> _GIVEN PROBLEM_
Count how many lines of the material below have the word "matplotlib" and give only the number.

> _EXCERPTED RECORDS_
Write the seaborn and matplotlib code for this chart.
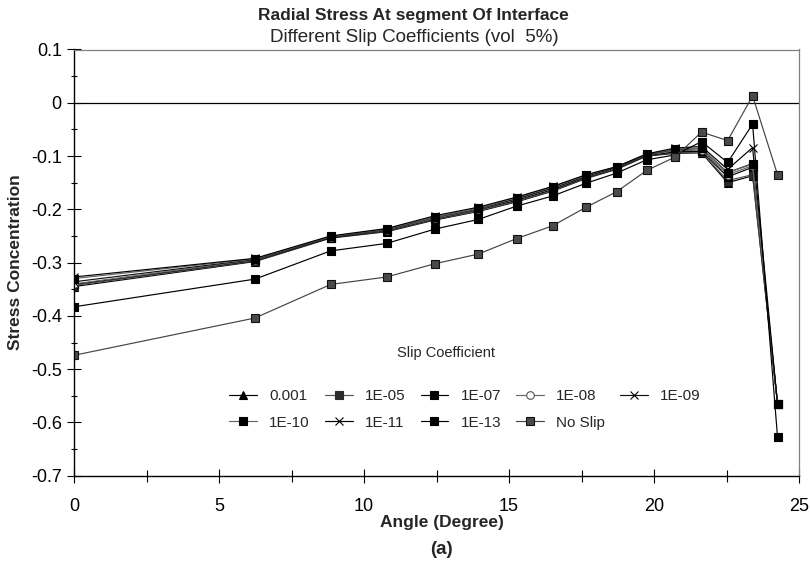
import matplotlib
matplotlib.use("Agg")
import matplotlib.pyplot as plt
import seaborn as sns
from matplotlib.ticker import MultipleLocator, FixedLocator

# Angle along the interface segment (degrees)
angle = [0.0, 6.24, 8.85, 10.78, 12.45, 13.94, 15.26, 16.50, 17.66, 18.71,
         19.75, 20.72, 21.64, 22.54, 23.40, 24.26]

# Radial stress concentration for each slip coefficient
s_0001 = [-0.345, -0.298, -0.254, -0.242, -0.220, -0.204, -0.186, -0.166, -0.142, -0.125,
          -0.100, -0.095, -0.094, -0.150, -0.137, -0.565]
s_1e05 = [-0.343, -0.297, -0.253, -0.241, -0.219, -0.203, -0.185, -0.165, -0.141, -0.124,
          -0.099, -0.094, -0.093, -0.146, -0.135, -0.565]
s_1e07 = [-0.341, -0.296, -0.253, -0.240, -0.218, -0.201, -0.183, -0.163, -0.140, -0.123,
          -0.099, -0.092, -0.091, -0.139, -0.121, -0.565]
s_1e08 = [-0.340, -0.295, -0.252, -0.239, -0.217, -0.200, -0.181, -0.161, -0.139, -0.122,
          -0.098, -0.090, -0.089, -0.135, -0.118, -0.565]
s_1e09 = [-0.336, -0.294, -0.252, -0.238, -0.215, -0.199, -0.180, -0.160, -0.138, -0.121,
          -0.097, -0.088, -0.086, -0.131, -0.114, -0.565]
s_1e10 = [-0.330, -0.293, -0.251, -0.237, -0.214, -0.198, -0.178, -0.158, -0.136, -0.120,
          -0.096, -0.087, -0.085, -0.131, -0.115, -0.565]
s_1e11 = [-0.327, -0.292, -0.250, -0.236, -0.212, -0.196, -0.177, -0.157, -0.135, -0.120,
          -0.096, -0.085, -0.082, -0.125, -0.084, -0.565]
s_1e13 = [-0.383, -0.331, -0.278, -0.264, -0.237, -0.219, -0.194, -0.175, -0.151, -0.132,
          -0.107, -0.098, -0.073, -0.112, -0.040, -0.628]
s_noslip = [-0.474, -0.404, -0.341, -0.327, -0.302, -0.284, -0.255, -0.231, -0.196, -0.167,
            -0.127, -0.102, -0.055, -0.071, 0.013, -0.135]

coefficients = ["0.001", "1E-05", "1E-07", "1E-08", "1E-09",
                "1E-10", "1E-11", "1E-13", "No Slip"]
series = [s_0001, s_1e05, s_1e07, s_1e08, s_1e09, s_1e10, s_1e11, s_1e13, s_noslip]

y_ticks = [0.1, 0.0, -0.1, -0.2, -0.3, -0.4, -0.5, -0.6, -0.7]
y_tick_labels = ["0.1", "0", "-0.1", "-0.2", "-0.3", "-0.4", "-0.5", "-0.6", "-0.7"]
x_ticks = [0, 5, 10, 15, 20, 25]

# line colour, marker, marker face, marker edge
line_styles = {
    "0.001":   ("#000000", "^", "#000000", "#000000"),
    "1E-05":   ("#555555", "s", "#2a2a2a", "#2a2a2a"),
    "1E-07":   ("#000000", "s", "#000000", "#000000"),
    "1E-08":   ("#666666", "o", "#ffffff", "#555555"),
    "1E-09":   ("#111111", "x", "#000000", "#000000"),
    "1E-10":   ("#666666", "s", "#000000", "#000000"),
    "1E-11":   ("#000000", "x", "#000000", "#000000"),
    "1E-13":   ("#000000", "s", "#000000", "#000000"),
    "No Slip": ("#444444", "s", "#4a4a4a", "#111111"),
}

sns.set_theme(style="white")
plt.rcParams["font.family"] = ["Liberation Sans", "DejaVu Sans"]

W, H = 810, 567
fig = plt.figure(figsize=(W / 100, H / 100), dpi=100)
left, right, top, bottom = 74, 799, 49.5, 475.7
ax = fig.add_axes([left / W, 1 - bottom / H, (right - left) / W, (bottom - top) / H])

for name, vals in zip(coefficients, series):
    col, mk, mfc, mec = line_styles[name]
    sns.lineplot(x=angle, y=vals, ax=ax, color=col, marker=mk, markersize=5.5,
                 markerfacecolor=mfc, markeredgecolor=mec, markeredgewidth=0.8,
                 linewidth=0.85, label=name, sort=False, errorbar=None)

ax.axhline(0, color="black", linewidth=0.9, zorder=1)

ax.set_xlim(0, 25)
ax.set_ylim(-0.7, 0.1)
ax.xaxis.set_major_locator(FixedLocator(x_ticks))
ax.xaxis.set_minor_locator(MultipleLocator(2.5))
ax.yaxis.set_major_locator(FixedLocator(y_ticks))
ax.yaxis.set_minor_locator(MultipleLocator(0.05))
ax.set_yticklabels(y_tick_labels)
ax.tick_params(axis="both", which="major", direction="inout", length=9.5, width=0.8,
               color="black", labelsize=13, labelcolor="black")
ax.tick_params(axis="y", which="minor", direction="inout", length=5, width=0.8, color="black")
ax.tick_params(axis="x", which="minor", direction="inout", length=8, width=0.8, color="black")
ax.tick_params(axis="y", which="major", pad=4.0, left=True)
ax.tick_params(axis="x", which="major", pad=11, bottom=True)
ax.tick_params(axis="y", which="minor", left=True)
ax.tick_params(axis="x", which="minor", bottom=True)

for side in ("left", "bottom"):
    ax.spines[side].set_color("black")
    ax.spines[side].set_linewidth(1.0)
for side in ("top", "right"):
    ax.spines[side].set_color("#808080")
    ax.spines[side].set_linewidth(0.9)

ax.set_xlabel("Angle (Degree)", fontsize=12.5, fontweight="bold")
ax.xaxis.set_label_coords((442 - left) / (right - left), (bottom - 523) / (bottom - top))
ax.xaxis.label.set_va("center")
ax.set_ylabel("Stress Concentration", fontsize=12.5, fontweight="bold")
ax.yaxis.set_label_coords((15 - left) / (right - left), 0.5)
ax.yaxis.label.set_va("center")

fig.text(413 / W, 1 - 15.5 / H, "Radial Stress At segment Of Interface",
         ha="center", va="center", fontsize=12.5, fontweight="bold")
fig.text(414 / W, 1 - 37 / H, "Different Slip Coefficients (vol  5%)",
         ha="center", va="center", fontsize=13.5)
fig.text(441 / W, 1 - 549 / H, "(a)", ha="center", va="center",
         fontsize=13.5, fontweight="bold")

# legend: row-major layout in five columns
handles, labels = ax.get_legend_handles_labels()
lookup = dict(zip(labels, handles))
order = ["0.001", "1E-10", "1E-05", "1E-11", "1E-07", "1E-13", "1E-08", "No Slip", "1E-09"]
leg = ax.legend([lookup[k] for k in order], order, ncol=5, frameon=False,
                fontsize=11, handlelength=1.8, handletextpad=0.8, columnspacing=1.0,
                labelspacing=0.8, loc="center",
                bbox_to_anchor=(465 / W, 1 - 409.5 / H), bbox_transform=fig.transFigure,
                borderpad=0, borderaxespad=0)
fig.text(446 / W, 1 - 353 / H, "Slip Coefficient", ha="center", va="center", fontsize=10.5)

fig.savefig("out.png", dpi=100, facecolor="white")
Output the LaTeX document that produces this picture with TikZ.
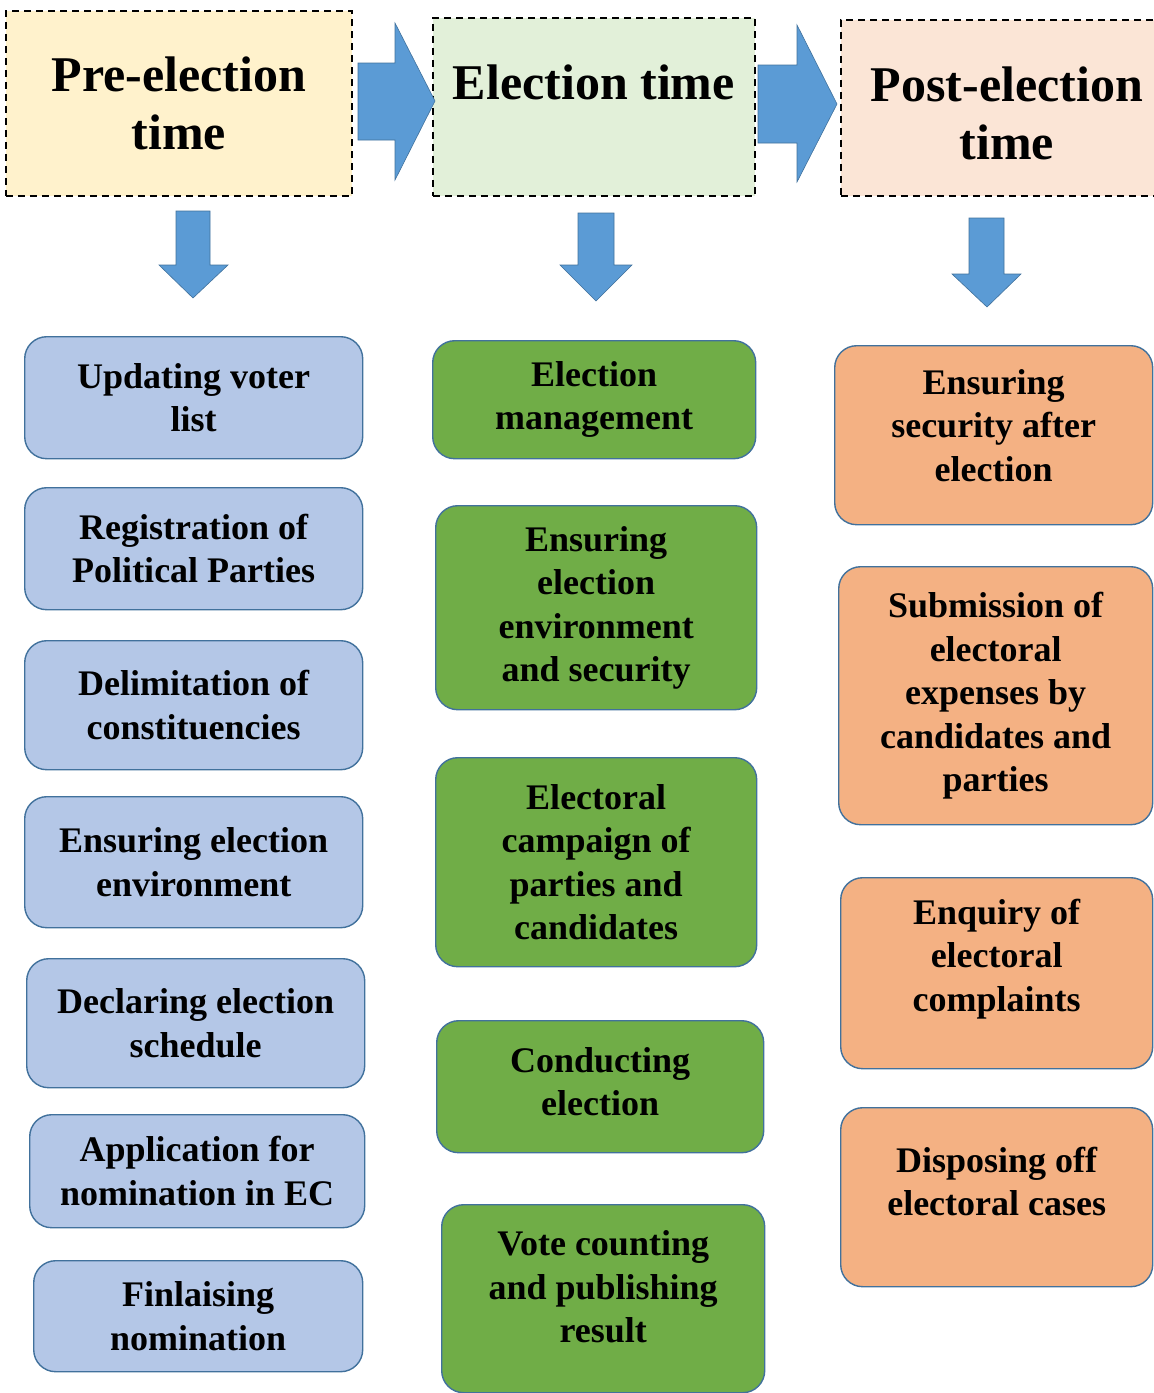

> _TASK RESPONSE_
5